Moving grid operations from minutes to seconds



August 14, 2003 -- about 20 hours before the blackout.

In the last century, the electric power grid has grown from a system that served one square mile in New York into a highlycomplex interconnected system that serves all of North America.

Initially, individual local systems would connect to each other to share resources and increase reliability. Today, utilities rely upon that same interconnectedness to save money by shipping large amounts of power over long distances, pushing the system closer to its limits more and more often.

At Pacific Northwest National Laboratory, researchers are exploring how changes in the way the nation's electrical grid is operated can improve its reliability and effectiveness—lowering costs and lessening environmental impacts. The focus is on developing real-time tools and supporting their integration into operating systems. According to Rob Pratt, who leads PNNL's Electricity Infrastructure Operations (EIO) Initiative, there is a need for grid operators to see beyond the individual control areas within their purview. If operators understand what is happening on neighboring systems, they could more quickly recognize and address the potential impacts to the system they operate.

This need for "situational awareness" was a key finding following the East Coast blackout of 2003, where events leading up to the blackout could have been detected and corrected before they spun out of control. Once started, the blackout spread from Ohio to New York in only nine seconds.

PNNL's EIO Initiative focuses on improving situational awareness by collecting more and richer data from a broader area and developing tools that allow timely analyses and therefore quick and appropriate action.



August 15, 2003 -- about 7 hours after the blackout.

For example, data collected by a conventional SCADA (Supervisory Control and Data Acquisition) system currently are refreshed only every four seconds. It can be another four minutes before the data are analyzed and results are available to operators. "Operators don't know for four minutes or more if the news is good or bad," Pratt said. However, a new and more precise type of data called phasor data that are timestamped and synchronized could be shared with operators across the system 30 times per second.But as we all know, having data is not enough," Pratt said. "We will eventually have thousands of these data points available, but we need new technology, including advanced analysis and visualization tools, to know where and when to look—and what we should be looking for."

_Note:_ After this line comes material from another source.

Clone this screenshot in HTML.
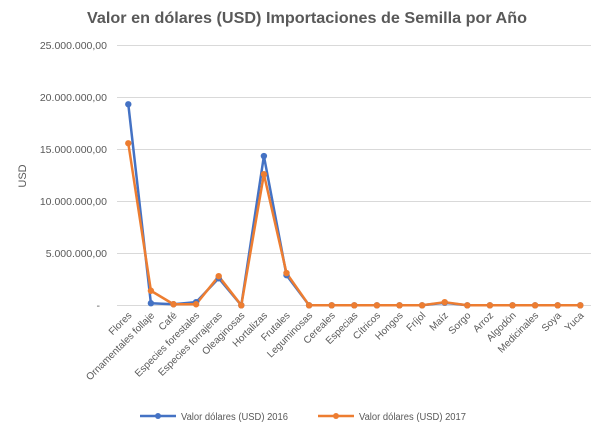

Researchers are applying data-intensive computing to the process used to reconcile data coming in from the grid and the underlying fundamental physics of its operation. Called "state estimation," it takes a few minutes to develop a comprehensive picture of the grid that can be used also for contingency analysis to determine likely outcomes and potential next steps.

"By advancing the architecture and the algorithms and specifically tailoring them to the problem at hand, we've already sped up this process by an order of magnitude," Pratt said. Right now, researchers depend on high-performance computing capabilities of DOE's Office of Science for these breakthroughs, but Pratt said it won't be long before this kind of processing will become available in mainstream systems for utilities.

The EIO Initiative also is focused on research to help understand the dynamics of the electric grid and build those properties into improved real-time models. Today's operational models assume that the grid is in a steady state, ignoring oscillatory behavior that can potentially bring it down. Current studies of the grid's dynamic stability are so slow that they're typically done offline and can't be incorporated into control processes. Without precise models, the grid is often operated with more margin than needed, which results in real economic impact. The Initiative centerpiece is the Electricity Infrastructure Operations Center, a fully capable grid control center that serves as a platform for grid research and development, testing and training (see related story, next page).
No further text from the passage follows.